### Challenge
Repeat exactly the lines beginning at the one that contains "Give me the TikZ source for this diagram." and running to the end of the material. Omit the pictures.

● ● ● ● ● ● ●

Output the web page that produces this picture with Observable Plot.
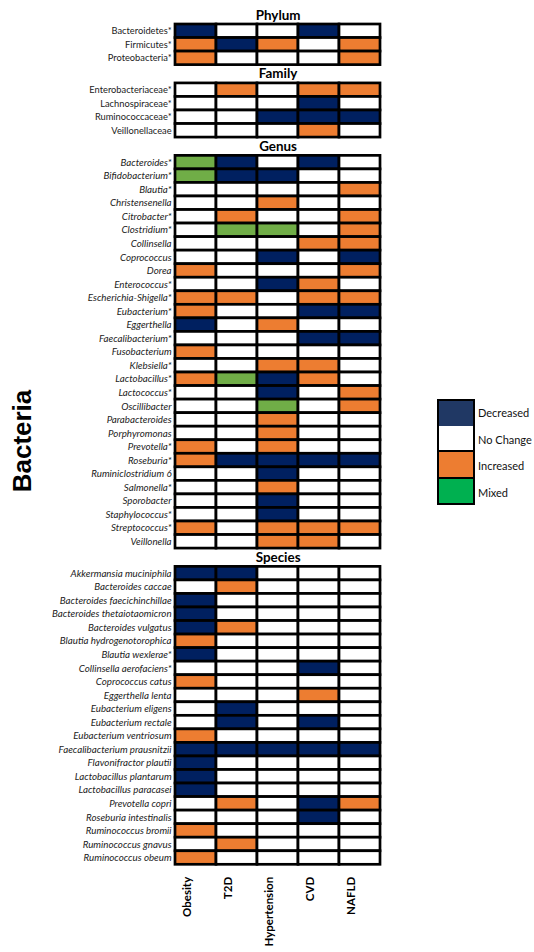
<!DOCTYPE html>
<html>
<head>
<meta charset="utf-8">
<script src="https://cdn.jsdelivr.net/npm/d3@7"></script>
<script src="https://cdn.jsdelivr.net/npm/@observablehq/plot@0.6"></script>
<style>
  html, body { margin: 0; padding: 0; background: #fff; }
  #wrap { position: relative; width: 534px; height: 952px; overflow: hidden; font-family: Lato, "Open Sans", sans-serif; }
  #chart { position: absolute; left: 0; top: 0; }
  #ylab { position: absolute; left: 22px; top: 441px; transform: translate(-50%, -50%) rotate(-90deg); font-family: "Liberation Sans", Arial, sans-serif; font-weight: bold; font-size: 26px; white-space: nowrap; color: #000; }
  #legend { position: absolute; left: 437px; top: 399px; }
  .lrow { position: relative; height: 26.5px; }
  .lbox { position: absolute; left: 0; top: 0; width: 34px; height: 24.5px; border: 2px solid #000; }
  .lrow + .lrow .lbox { border-top: none; height: 24.5px; top: 0; }
  .ltxt { position: absolute; left: 41px; top: 50%; transform: translateY(-50%); font-size: 11px; white-space: nowrap; color: #111; }
</style>
</head>
<body>
<div id="wrap">
  <div id="chart"></div>
  <div id="ylab">Bacteria</div>
  <div id="legend"></div>
</div>
<script>
// ---------------- data ----------------
const diseases = ["Obesity", "T2D", "Hypertension", "CVD", "NAFLD"];

const statusCodes = ["D", "N", "I", "M"];
const statusLabels = ["Decreased", "No Change", "Increased", "Mixed"];
const cellColors = ["#002060", "#ffffff", "#ED7D31", "#70AD47"];
const legendColors = ["#203864", "#ffffff", "#ED7D31", "#00B050"];

const sectionTitles = ["Phylum", "Family", "Genus", "Species"];

const phylumNames = ["Bacteroidetes*", "Firmicutes*", "Proteobacteria*"];
const phylumValues = [
  ["D","N","N","D","N"],
  ["I","D","I","N","I"],
  ["I","N","N","N","I"]
];

const familyNames = ["Enterobacteriaceae*", "Lachnospiraceae*", "Ruminococcaceae*", "Veillonellaceae"];
const familyValues = [
  ["N","I","N","I","I"],
  ["N","N","N","D","N"],
  ["N","N","D","D","D"],
  ["N","N","N","I","N"]
];

const genusNames = ["Bacteroides*", "Bifidobacterium*", "Blautia*", "Christensenella", "Citrobacter*",
  "Clostridium*", "Collinsella", "Coprococcus", "Dorea", "Enterococcus*", "Escherichia-Shigella*",
  "Eubacterium*", "Eggerthella", "Faecalibacterium*", "Fusobacterium", "Klebsiella*", "Lactobacillus*",
  "Lactococcus*", "Oscillibacter", "Parabacteroides", "Porphyromonas", "Prevotella*", "Roseburia*",
  "Ruminiclostridium 6", "Salmonella*", "Sporobacter", "Staphylococcus*", "Streptococcus*", "Veillonella"];
const genusValues = [
  ["M","D","N","D","N"],
  ["M","D","D","N","N"],
  ["N","N","N","N","I"],
  ["N","N","I","N","N"],
  ["N","I","N","N","I"],
  ["N","M","M","N","I"],
  ["N","N","N","I","I"],
  ["N","N","D","N","D"],
  ["I","N","N","N","I"],
  ["N","N","D","I","N"],
  ["I","I","N","I","I"],
  ["I","N","N","D","D"],
  ["D","N","I","N","N"],
  ["N","N","N","D","D"],
  ["I","N","N","N","N"],
  ["N","N","I","I","N"],
  ["I","M","D","I","N"],
  ["N","N","D","N","I"],
  ["N","N","M","N","I"],
  ["N","N","I","N","N"],
  ["N","N","I","N","N"],
  ["I","N","I","N","N"],
  ["I","D","D","D","D"],
  ["N","N","D","N","N"],
  ["N","N","I","N","N"],
  ["N","N","D","N","N"],
  ["N","N","D","N","N"],
  ["I","N","I","I","I"],
  ["N","N","I","I","N"]
];

const speciesNames = ["Akkermansia muciniphila", "Bacteroides caccae", "Bacteroides faecichinchillae",
  "Bacteroides thetaiotaomicron", "Bacteroides vulgatus", "Blautia hydrogenotorophica", "Blautia wexlerae*",
  "Collinsella aerofaciens*", "Coprococcus catus", "Eggerthella lenta", "Eubacterium eligens",
  "Eubacterium rectale", "Eubacterium ventriosum", "Faecalibacterium prausnitzii", "Flavonifractor plautii",
  "Lactobacillus plantarum", "Lactobacillus paracasei", "Prevotella copri", "Roseburia intestinalis",
  "Ruminococcus bromii", "Ruminococcus gnavus", "Ruminococcus obeum"];
const speciesValues = [
  ["D","D","N","N","N"],
  ["N","I","N","N","N"],
  ["D","N","N","N","N"],
  ["D","N","N","N","N"],
  ["D","I","N","N","N"],
  ["I","N","N","N","N"],
  ["D","N","N","N","N"],
  ["N","N","N","D","N"],
  ["I","N","N","N","N"],
  ["N","N","N","I","N"],
  ["N","D","N","N","N"],
  ["N","D","N","D","N"],
  ["I","N","N","N","N"],
  ["D","D","D","D","D"],
  ["D","N","N","N","N"],
  ["D","N","N","N","N"],
  ["D","N","N","N","N"],
  ["N","I","N","D","I"],
  ["N","N","N","D","N"],
  ["I","N","N","N","N"],
  ["N","I","N","N","N"],
  ["I","N","N","N","N"]
];

// ---------------- layout (row units) ----------------
const GAP = 1.35;
const sections = [
  {title: sectionTitles[0], names: phylumNames, values: phylumValues, italic: false},
  {title: sectionTitles[1], names: familyNames, values: familyValues, italic: false},
  {title: sectionTitles[2], names: genusNames, values: genusValues, italic: true},
  {title: sectionTitles[3], names: speciesNames, values: speciesValues, italic: true}
];
const rows = [];
const cells = [];
let u = 0;
sections.forEach((s, si) => {
  if (si > 0) u += GAP;
  s.top = u;
  s.names.forEach((name, i) => {
    rows.push({name, y1: u, y2: u + 1, italic: s.italic});
    s.values[i].forEach((v, j) => cells.push({disease: diseases[j], status: v, y1: u, y2: u + 1}));
    u += 1;
  });
});
const total = u;

const topPx = 24, bottomPx = 864.3;
const chart = Plot.plot({
  width: 534,
  height: 952,
  marginLeft: 174.6,
  marginRight: 153.4,
  marginTop: topPx,
  marginBottom: 952 - bottomPx,
  style: {fontFamily: "Lato, 'Open Sans', sans-serif", background: "transparent", color: "#222"},
  x: {domain: diseases, padding: 0, axis: null},
  y: {domain: [0, total], range: [topPx, bottomPx], axis: null},
  color: {domain: statusCodes, range: cellColors},
  marks: [
    Plot.barY(cells, {x: "disease", y1: "y1", y2: "y2", fill: "status", stroke: "#000", strokeWidth: 2.7}),
    Plot.text(rows.filter(r => !r.italic), {y: r => r.y1 + 0.5, text: "name", frameAnchor: "left", textAnchor: "end", dx: -3.5, fontSize: 9.3, fill: "#222"}),
    Plot.text(rows.filter(r => r.italic), {y: r => r.y1 + 0.5, text: "name", frameAnchor: "left", textAnchor: "end", dx: -3.5, fontSize: 9.75, fontStyle: "italic", fill: "#222"}),
    Plot.text(sections, {y: s => s.top - 0.68, text: "title", frameAnchor: "middle", fontWeight: "bold", fontSize: 13.4, fill: "#000"}),
    Plot.text(diseases, {x: d => d, y: () => total, dy: 12, dx: -9, text: d => d, rotate: -90, textAnchor: "end", fontWeight: "bold", fontSize: 11.5, fill: "#000"})
  ]
});
document.getElementById("chart").appendChild(chart);

// ---------------- legend ----------------
const legend = document.getElementById("legend");
statusLabels.forEach((lab, i) => {
  const row = document.createElement("div");
  row.className = "lrow";
  const box = document.createElement("div");
  box.className = "lbox";
  box.style.background = legendColors[i];
  const txt = document.createElement("div");
  txt.className = "ltxt";
  txt.textContent = lab;
  row.appendChild(box);
  row.appendChild(txt);
  legend.appendChild(row);
});
</script>
</body>
</html>
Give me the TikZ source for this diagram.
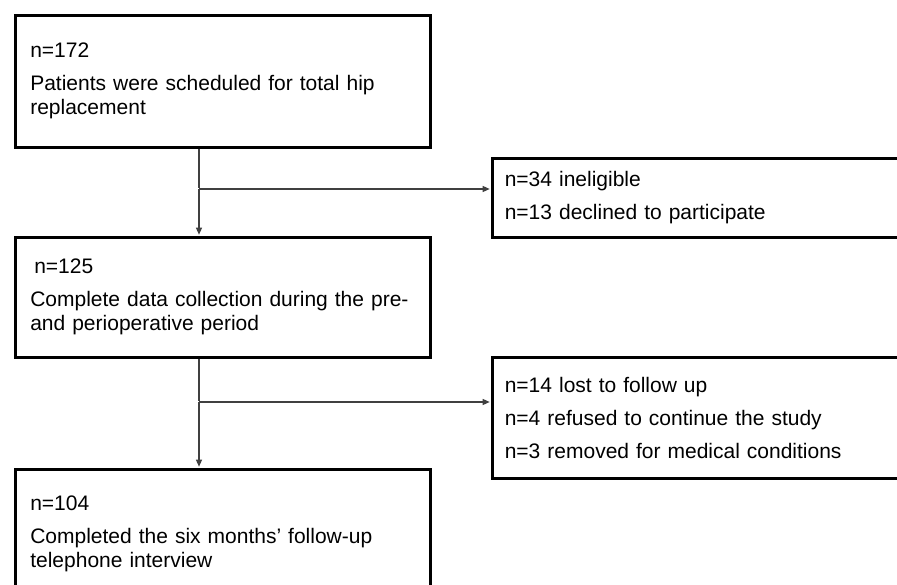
\documentclass[tikz,border=0pt]{standalone}
\usepackage{fontspec}
\setmainfont{Liberation Sans}
\usetikzlibrary{arrows.meta}

\begin{document}
\begin{tikzpicture}[x=1pt, y=-1pt,
  box/.style={draw, line width=2.6pt, rectangle, anchor=north west,
    align=left, inner xsep=15pt, inner ysep=0pt,
    font=\fontsize{21}{24}\selectfont},
  side/.style={box, inner xsep=12pt, text width=395pt, minimum width=420pt},
  link/.style={line width=1.3pt, draw=black!75, shorten >=1.3pt,
    -{Triangle[length=7pt,width=6pt]}}]

\newcommand\gap{9pt}

\useasboundingbox (0,0) rectangle (897,585);
\clip (0,0) rectangle (897,585); %% right boxes and last box run off the page

%% main column
\node[box, text width=385pt, minimum height=132pt] (sched) at (14,14)
{n=172\\[\gap]Patients were scheduled for total hip\\replacement};
\node[box, text width=385pt, minimum height=120pt] (collect) at (14,236)
{\hspace{4pt}n=125\\[\gap]Complete data collection during the pre-\\and perioperative period};
\node[box, text width=385pt, minimum height=130pt] (phone) at (14,468)
{n=104\\[\gap]Completed the six months' follow-up\\telephone interview};

%% exclusions
\node[side, minimum height=79pt] (excl) at (491,157)
{n=34 ineligible\\[\gap]n=13 declined to participate};
\node[side, minimum height=121pt] (lost) at (491,356)
{n=14 lost to follow up\\[\gap]n=4 refused to continue the study\\[\gap]n=3 removed for medical conditions};

%% connectors
\coordinate (j1) at (199,189);
\coordinate (j2) at (199,402);

\draw[link, -] (sched.south -| j1) -- (j1);
\draw[link] (j1) -- (j1 |- collect.north);
\draw[link] (j1) -- (j1 -| excl.west);

\draw[link, -] (collect.south -| j2) -- (j2);
\draw[link] (j2) -- (j2 |- phone.north);
\draw[link] (j2) -- (j2 -| lost.west);

\end{tikzpicture}
\end{document}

● ● ● ● ● ● ●

### Response to the exercise
Give me the TikZ source for this diagram.
\documentclass[tikz,border=0pt]{standalone}
\usepackage{fontspec}
\setmainfont{Liberation Sans}
\usetikzlibrary{arrows.meta}

\begin{document}
\begin{tikzpicture}[x=1pt, y=-1pt,
  box/.style={draw, line width=2.6pt, rectangle, anchor=north west,
    align=left, inner xsep=15pt, inner ysep=0pt,
    font=\fontsize{21}{24}\selectfont},
  side/.style={box, inner xsep=12pt, text width=395pt, minimum width=420pt},
  link/.style={line width=1.3pt, draw=black!75, shorten >=1.3pt,
    -{Triangle[length=7pt,width=6pt]}}]

\newcommand\gap{9pt}

\useasboundingbox (0,0) rectangle (897,585);
\clip (0,0) rectangle (897,585); %% right boxes and last box run off the page

%% main column
\node[box, text width=385pt, minimum height=132pt] (sched) at (14,14)
{n=172\\[\gap]Patients were scheduled for total hip\\replacement};
\node[box, text width=385pt, minimum height=120pt] (collect) at (14,236)
{\hspace{4pt}n=125\\[\gap]Complete data collection during the pre-\\and perioperative period};
\node[box, text width=385pt, minimum height=130pt] (phone) at (14,468)
{n=104\\[\gap]Completed the six months' follow-up\\telephone interview};

%% exclusions
\node[side, minimum height=79pt] (excl) at (491,157)
{n=34 ineligible\\[\gap]n=13 declined to participate};
\node[side, minimum height=121pt] (lost) at (491,356)
{n=14 lost to follow up\\[\gap]n=4 refused to continue the study\\[\gap]n=3 removed for medical conditions};

%% connectors
\coordinate (j1) at (199,189);
\coordinate (j2) at (199,402);

\draw[link, -] (sched.south -| j1) -- (j1);
\draw[link] (j1) -- (j1 |- collect.north);
\draw[link] (j1) -- (j1 -| excl.west);

\draw[link, -] (collect.south -| j2) -- (j2);
\draw[link] (j2) -- (j2 |- phone.north);
\draw[link] (j2) -- (j2 -| lost.west);

\end{tikzpicture}
\end{document}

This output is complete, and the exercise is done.